A common remark among the vintners was evident strong enthusiasm for wine in Indonesia, the largest economy in Southeast Asia — and home to the world’s largest Muslim-majority population, who typically abstain from consuming alcohol.
“We’ve started providing for the Indonesian market one-and-a-half years ago and we’ve only grown bigger,” Jean Philippe Guillot, the Asia regional manager of Château Pape Clément, said.
The vintner, who represents a vineyard in the Graves region in Bordeaux, France, added that he had not expected that Indonesia would be such a promising market in Southeast Asia.
“The really important element is the local people, especially the new generation of this large-population country,” he told The Jakarta Post.
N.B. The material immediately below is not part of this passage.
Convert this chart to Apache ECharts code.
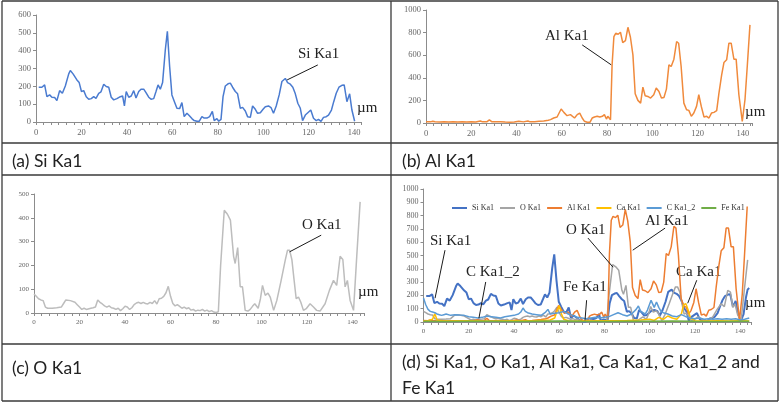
<!DOCTYPE html>
<html>
<head>
<meta charset="utf-8">
<script src="https://cdn.jsdelivr.net/npm/echarts@6/dist/echarts.min.js"></script>
<style>
  html, body { margin: 0; padding: 0; background: #fff; }
  #main { width: 781px; height: 406px; }
</style>
</head>
<body>
<div id="main"></div>
<script>
// line scan profiles, [position in µm, counts]
const siKa1 = [[1.2,195],[2.6,195],[3.8,208],[4.8,142],[6,152],[7,139],[8.2,137],[9.2,120],[10.4,176],[11.6,161],[12.9,202],[14.4,270],[15.1,289],[16.3,270],[18,236],[19,221],[20,171],[21,176],[22.1,142],[23.2,128],[24.3,131],[25.4,142],[26.4,133],[27.6,161],[28.6,169],[29.8,212],[30.9,199],[32,195],[33.1,139],[34.2,124],[35.6,131],[37.1,142],[38.1,146],[38.9,90],[39.7,171],[40.8,139],[41.9,146],[43,176],[44,135],[45.2,171],[46.2,184],[47.4,184],[48.4,165],[49.6,139],[50.6,128],[51.8,131],[52.8,171],[53.7,208],[54.7,184],[55.7,221],[56.9,405],[57.8,508],[58.8,311],[59.8,152],[60.9,114],[62,77],[63.2,75],[64.2,109],[65.2,30],[66.4,49],[67.4,36],[68.6,19],[69.6,8],[70.8,4],[71.8,4],[73,30],[74,22],[75.2,22],[76.4,30],[77.6,60],[78.4,8],[79.6,19],[80.4,4],[81.4,15],[82.3,142],[83.3,202],[84.5,214],[85.5,218],[86.5,195],[87.7,171],[88.7,158],[89.9,77],[90.9,82],[92.1,62],[93.1,30],[94.3,26],[95.3,90],[96.5,71],[97.5,49],[98.7,52],[99.9,71],[100.9,86],[102.3,90],[103.4,81],[104.5,49],[105.7,90],[107,152],[108.2,227],[109.7,244],[110.7,221],[111.9,212],[113,195],[114.1,158],[115.2,105],[116.3,77],[117.3,8],[118.5,39],[119.6,52],[120.9,67],[122.1,21],[123.3,8],[124.3,15],[125.4,4],[126.5,26],[127.7,30],[128.7,39],[130,67],[131,114],[132.1,161],[133.3,195],[134.6,206],[135.6,208],[136.8,114],[138,158],[139,67],[140.2,4]];
// the combined plot (d) keeps the Si trace running on to 144 µm
const siTail = [[141.5,60],[142.5,180],[143.3,245],[144,255]];

const alKa1 = [[0,12],[2,10],[3,15],[4,12],[6,8],[8,10],[10,8],[12,10],[14,9],[16,10],[18,8],[20,10],[22,9],[24,18],[25,10],[27,12],[28,28],[29,12],[31,10],[33,12],[35,8],[37,6],[39,8],[41,15],[43,10],[45,18],[46,10],[48,12],[50,15],[52,18],[54,25],[55,30],[56.4,44],[57.9,53],[59.7,124],[60.9,94],[62.3,65],[63.8,74],[64.5,88],[65.6,44],[66.8,74],[67.9,88],[69,44],[70,15],[71.2,6],[72.4,6],[73.4,44],[74.4,53],[75.6,59],[76.8,53],[77.9,59],[78.8,74],[79.7,35],[80.3,59],[81.5,29],[82.2,515],[83,765],[83.8,794],[84.9,785],[85.9,803],[86.9,712],[88.1,729],[89.2,847],[90.3,759],[91.4,603],[92.4,259],[93.6,200],[94.8,176],[95.8,318],[96.8,241],[98,235],[99.2,221],[100.6,250],[101.7,309],[102.9,279],[104,221],[105.1,226],[106.2,300],[107.3,515],[108.3,500],[109.5,565],[110.7,720],[111.6,706],[112.7,500],[113.9,176],[115.1,118],[116.1,112],[117.2,59],[118.3,88],[119.5,147],[120.5,250],[121.6,147],[122.8,53],[124,59],[125,44],[126.1,88],[127.2,94],[128.4,109],[129.4,265],[130.6,426],[131.6,535],[132.8,559],[133.8,706],[134.8,706],[136,565],[137,565],[138.2,250],[139.7,15],[140.9,206],[141.9,500],[143.1,868]];

const oKa1 = [[0,80],[1,70],[2,60],[3,55],[4,52],[5,25],[6,20],[8,20],[10,22],[12,25],[13,40],[14,55],[16,52],[18,45],[19,35],[20,25],[21,15],[22,20],[23,15],[25,20],[26,22],[27,25],[28,55],[29,45],[30,38],[31,30],[32,25],[33,30],[34,22],[35,20],[36,15],[37,20],[38,10],[39,18],[40,28],[41,25],[42,15],[43,22],[44,35],[45,42],[46,45],[47,40],[48,45],[49,40],[50,38],[51,45],[52,40],[53,52],[54,38],[55,60],[56,62],[57,70],[58,85],[59,112],[60,70],[61,40],[62,30],[63,35],[64,28],[65,20],[66,25],[67,18],[68,22],[69,12],[70,15],[71,8],[72,12],[73,10],[74,15],[75,8],[76,12],[77,6],[78,10],[79,4],[80,2],[81,5],[82,200],[83.6,432],[85,415],[86.3,390],[87.7,238],[88.4,208],[89.5,275],[90.6,110],[91.6,110],[92.8,11],[94,8],[95,15],[96,28],[97,39],[98.5,20],[99.5,60],[100.4,116],[101.6,74],[102.8,84],[103.8,67],[105.3,11],[106.7,53],[108.6,137],[110.4,222],[111.4,264],[112.3,264],[113.3,225],[114.3,137],[115.2,60],[116.2,67],[117.2,46],[118.4,11],[119.6,18],[121.3,39],[122.8,25],[124.2,11],[125.7,8],[127.9,39],[129.8,95],[131.6,137],[133,116],[134.5,238],[135.7,225],[136.7,110],[137.7,137],[138.9,53],[140.4,11],[141.8,236],[143.3,467]];

const caKa1 = [[0,8],[2,10],[4,20],[5,62],[6,15],[8,10],[12,8],[20,10],[30,8],[40,10],[50,12],[56,15],[58,30],[59,80],[60,122],[61,60],[62,20],[64,10],[70,8],[80,10],[90,12],[96,15],[100,20],[102,12],[104,35],[106,20],[108,45],[110,30],[112,20],[114,60],[115,130],[116,138],[117,90],[118,30],[120,10],[125,8],[130,10],[135,8],[140,10],[144,8]];

const cKa1_2 = [[0,180],[1,130],[2,95],[3,80],[4,75],[5,70],[6,60],[7,55],[8,50],[9,55],[10,60],[12,50],[14,55],[16,52],[18,50],[20,40],[22,35],[24,30],[26,35],[28,45],[30,40],[32,35],[34,30],[36,40],[38,45],[40,50],[42,60],[43,75],[44,105],[45,80],[46,70],[48,60],[50,55],[52,50],[54,75],[55,95],[56,60],[58,65],[60,70],[62,80],[64,60],[66,50],[68,35],[70,30],[72,25],[74,30],[76,35],[78,30],[80,35],[82,40],[84,55],[86,70],[88,55],[90,45],[92,60],[94,95],[95,120],[96,80],[98,60],[99,90],[100.6,163],[102,110],[103,150],[104,110],[105,80],[106,70],[108,60],[110,45],[112,40],[114,55],[116,40],[118,30],[120,25],[122,30],[124,20],[126,25],[128,20],[130,25],[132,20],[134,25],[136,20],[138,25],[140,15],[142,20],[144,30]];

const feKa1 = [[0,5],[10,4],[20,6],[30,5],[40,4],[50,6],[60,8],[70,5],[80,4],[90,6],[100,5],[110,7],[120,5],[130,4],[140,5],[144,5]];

const legendNames = ['Si Ka1', 'O Ka1', 'Al Ka1', 'Ca Ka1', 'C Ka1_2', 'Fe Ka1'];
const captions = ['(a) Si Ka1', '(b) Al Ka1', '(c) O Ka1', '(d) Si Ka1, O Ka1, Al Ka1, Ca Ka1, C Ka1_2 and', 'Fe Ka1'];

const SERIF = 'Liberation Serif';
const AXIS = '#8c8c8c';

function xAx(idx, max, fs) {
  return {
    gridIndex: idx, type: 'value', min: 0, max: max, interval: 20,
    axisLine: { lineStyle: { color: AXIS, width: 1 } },
    axisTick: { length: 3, lineStyle: { color: AXIS } },
    minorTick: { show: true, splitNumber: 6, length: 3, lineStyle: { color: AXIS } },
    splitLine: { show: false },
    axisLabel: { fontFamily: SERIF, fontSize: fs, color: '#666', margin: 6, showMaxLabel: false,
      formatter: v => (v % 20 === 0 ? String(v) : '') }
  };
}
function yAx(idx, max, interval, fs) {
  return {
    gridIndex: idx, type: 'value', min: 0, max: max, interval: interval,
    axisLine: { show: true, lineStyle: { color: AXIS, width: 1 } },
    axisTick: { show: true, length: 3, lineStyle: { color: AXIS } },
    splitLine: { show: false },
    axisLabel: { fontFamily: SERIF, fontSize: fs, color: '#666', margin: 5, formatter: v => String(v) }
  };
}
function leader(pairs) {
  return {
    silent: true, symbol: ['none', 'none'], animation: false,
    label: { show: false },
    lineStyle: { color: '#1a1a1a', width: 1, type: 'solid' },
    emphasis: { disabled: true },
    data: pairs.map(p => [{ coord: p[0] }, { coord: p[1] }])
  };
}
function line(name, data, color, xi, width, extra) {
  return Object.assign({
    name: name, type: 'line', xAxisIndex: xi, yAxisIndex: xi, data: data,
    symbol: 'none', showSymbol: false, animation: false,
    lineStyle: { color: color, width: width }, itemStyle: { color: color }
  }, extra || {});
}
function txt(x, y, s, size, font) {
  return { type: 'text', x: x, y: y, silent: true, style: {
    text: s, fontSize: size, fontFamily: font, fill: '#222', align: 'left', verticalAlign: 'middle' } };
}
function rule(x1, y1, x2, y2) {
  return { type: 'line', silent: true, shape: { x1: x1, y1: y1, x2: x2, y2: y2 }, style: { stroke: '#3a3a3a', lineWidth: 1.3 } };
}

let myChart = echarts.init(document.getElementById('main'));
myChart.setOption({
  animation: false,
  grid: [
    { left: 36, top: 15, width: 325, height: 107 },
    { left: 426, top: 10, width: 326, height: 113 },
    { left: 34, top: 194, width: 330, height: 119 },
    { left: 423.5, top: 189, width: 328, height: 133 }
  ],
  xAxis: [xAx(0, 143, 8.5), xAx(1, 144, 8.5), xAx(2, 145, 7), xAx(3, 145, 7)],
  yAxis: [yAx(0, 600, 100, 8.5), yAx(1, 1000, 200, 8.5), yAx(2, 500, 100, 7), yAx(3, 1000, 100, 8)],
  legend: {
    left: 447, top: 199, icon: 'rect', itemWidth: 15, itemHeight: 2, itemGap: 6,
    data: legendNames,
    textStyle: { fontFamily: SERIF, fontSize: 8, color: '#333' }
  },
  series: [
    line('Si Ka1 (a)', siKa1, '#4a7bd0', 0, 1.5, { markLine: leader([[[124, 320], [110.5, 236]]]) }),
    line('Al Ka1 (b)', alKa1, '#f08a3c', 1, 1.5, { markLine: leader([[[69, 691], [81.8, 515]]]) }),
    line('O Ka1 (c)', oKa1, '#bdbdbd', 2, 1.5, { markLine: leader([[[126.2, 327], [112.3, 257]]]) }),
    line('Si Ka1', siKa1.concat(siTail), '#4472c4', 3, 2),
    line('O Ka1', oKa1, '#a5a5a5', 3, 1.5),
    line('Al Ka1', alKa1, '#ed7d31', 3, 1.5),
    line('Ca Ka1', caKa1, '#ffc000', 3, 1.5),
    line('C Ka1_2', cKa1_2, '#5b9bd5', 3, 1.5),
    line('Fe Ka1', feKa1, '#70ad47', 3, 1.5, { markLine: leader([
      [[9.5, 540], [5.1, 179]],
      [[27.5, 301], [24.5, 28]],
      [[72.1, 164], [71.4, 13]],
      [[72.7, 631], [83.8, 412]],
      [[106.8, 706], [92.5, 540]],
      [[120.8, 314], [116.8, 141]]
    ]) })
  ],
  graphic: [
    // table frame
    rule(2, 1, 778, 1), rule(2, 401, 778, 401), rule(2, 1, 2, 401), rule(778, 1, 778, 401),
    rule(391, 1, 391, 401), rule(2, 143, 778, 143), rule(2, 175, 778, 175), rule(2, 344, 778, 344),
    // captions
    txt(12, 161, captions[0], 17.5, 'Lato'),
    txt(402, 161, captions[1], 17.5, 'Lato'),
    txt(12, 368, captions[2], 17.5, 'Lato'),
    txt(402, 362, captions[3], 17.5, 'Lato'),
    txt(402, 388, captions[4], 17.5, 'Lato'),
    // curve labels
    txt(298, 54, 'Si Ka1', 15, SERIF),
    txt(545, 36, 'Al Ka1', 15, SERIF),
    txt(302, 225, 'O Ka1', 15, SERIF),
    txt(430, 241, 'Si Ka1', 15, SERIF),
    txt(466, 272, 'C Ka1_2', 15, SERIF),
    txt(563, 287, 'Fe Ka1', 15, SERIF),
    txt(566, 230, 'O Ka1', 15, SERIF),
    txt(645, 221, 'Al Ka1', 15, SERIF),
    txt(676, 272, 'Ca Ka1', 15, SERIF),
    txt(357, 108, 'µm', 15, SERIF),
    txt(745, 112, 'µm', 15, SERIF),
    txt(358, 292, 'µm', 15, SERIF),
    txt(745, 303, 'µm', 15, SERIF)
  ]
});
</script>
</body>
</html>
“Every year, we are growing 20 to 30 percent on average although we are expecting lesser growth this year due to more competition,” Vin+ co-owner Reimer Simorangkir said.
The retailer, which offers more than 8,000 bottles, does most of its business through its flagship store in Kemang, a tony neighborhood of expatriates and local well-to-dos in South Jakarta.
Reimer added that recent growth in the wine business could also be attributed to the government’s more liberal wine-import policy, which granted wine and spirit import licenses to private companies, breaking the monopoly once held by state-owned enterprise, PT Sarinah.
Under the new policy, importers initially were allowed to import 49,125 cartons, or 442,000 liters, of wine and spirits a year.
According to Euromonitor International, the Indonesian wine market was worth US$32 million in 2011, with retail sales of 3.1 million liters.
Reimer said that Indonesian consumers, buoyed by two years of 6 percent economic growth, have indeed been imbibing more wine.
“If the 6 percent growth creates 50 million new middle-class, although the categories of those in that class differ, just tapping into one percent of that class translates into thousands of people. That’s our true market,” Reimer said.
The market also includes what Yohan Handoyo, the general manager of Decanter, called the “wine-lover wannabes”.
According to Yohan, who said his business was up 7 percent last year, about 70 percent of local wine drinkers fell into the “wine-lover wannabe” category, consisting mostly of young people adopting wine-drinking as part of a more cosmopolitan and social lifestyle.
“However, as their taste palates develop as they experience more wine, this category will shift into the wine-lover category,” he said.
Meanwhile, many in the local wine business point out that there are less than 10 people in Indonesia that could be called serious wine collectors, given that building proper storage facilities for wine was neither simple nor inexpensive.
“Enjoying wine and drinking wine are two separate things. Enjoying wine requires the right utensils and, rather than going through the hassle, people prefer drinking wine at the restaurant,” Yohan added.
He further noted that those new to wine drinking preferred entry-level, medium-price wines from New World nations’ such as Chilean merlots, while connoisseurs, with more sophisticated palettes, had a penchant for premium, old world wines from France and Italy.
Meanwhile, in Jakarta, around 70 percent of wines offered for sale consist of reds, while in Bali, the nation’s second biggest wine-drinking region, the division between red and white sales is more equal, given that the palates of expats and tourists favor white wines.
Reimer said that other areas, such as Kalimantan, which boast large populations of expatriates in the oil and mining sectors, might grow into a promising markets, as well.
With continued high demand, many local wine sellers expecting to maintain the same level of growth they saw last year.
However, some remain cautious. Yohan said that the continuing global financial crisis was still “lingering in the backyard”.
“We’re still sitting on the fence but we’re projecting growth of 6.5 to 6.3 percent,” he said.